Let's please clear something up here. CDMA was NOT invented by Qualcomm. CDMA has been around for quite some time as a signalling standard. I believe it had its first applications in military sattelites and military communications due to its extreme resistance to jamming and evesdropping. What Qualcomm did was to take the general idea of CDMA and apply their collective brains to come up with an elegant way to use it in the portable wireless industry. They brought together some well tested ideas, some ideas that were new and some ideas that were out of left field that worked. They got som patents for how they applied these ideas and they got a standard (IS-95). Basically they took a gigantic leap over where the state of the art was at the time. You can see just how big the step was if you look around at how incredulous people were that it worked. Thie in no way means that there are not other ways to implement wireless CDMA networks and anyone that says so is an idiot.
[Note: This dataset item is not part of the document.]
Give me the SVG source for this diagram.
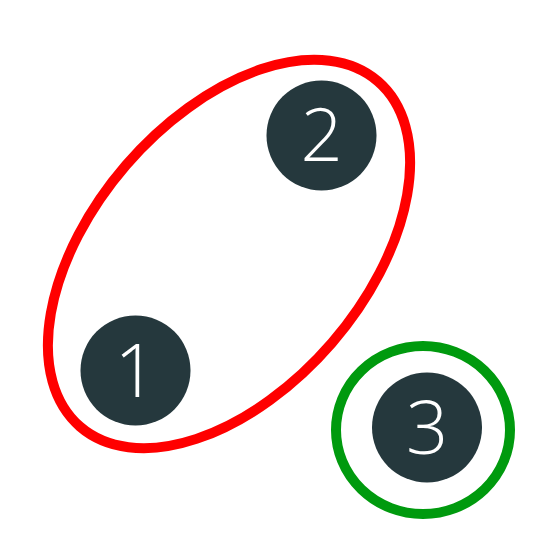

But QCOM has the most elegant, efficient, and cost effective way of doing it.

I think that anyone that you ask on this board would encourage other companies to come up with new and novel ways of applying CDMA. I also think that most of the people on this board would agree that QCOM is not demanding that all CDMA applications be liscensed through them, that would be absurd. It is not however absurd to ask for a reasonable sum of money for them to hand over the results of their extensive laboratory and real life experamentation. I think that everyone agrees that they should be compensated if a wireless telecommunications technology uses their ideas. Now it is just about the differing definitions of reasonable. QCOM has worked hard for their patent portfolio, some of which is absolutely impassable if you want to do wireless CDMA (fast power control).

If I may I would like to wind up this diatribe with a historical example that directly applies. In the early 1800's the Smith and Wesson(?) company came out with a gun that used cartridges for its ammunition. This enabled the fast, efficient and safe loading of their guns. Sensibly they patented their innovation and for something like 20 years did not allow anyone to use their idea. This gave them an overall lock on the handgun industry for this period of time. Not to say that there weren't other great guns or great companies but they could not use the S&W idea until their patent protection ran out. After the protection ran out the entire gun industry pounced and immediately began using this idea. The moral: Patents do not last forever but if you wait in this time and economic reality for peoples patents to run their course (especially in a fast paced world like the wireless industry) then you run the chance of being left behind. Ericcson took that chance and is now paying the price. They are playing an extremely high stakes political and economic game that they hope to win. If they do then they have a cheap liscense, if not then they have been left in the dust.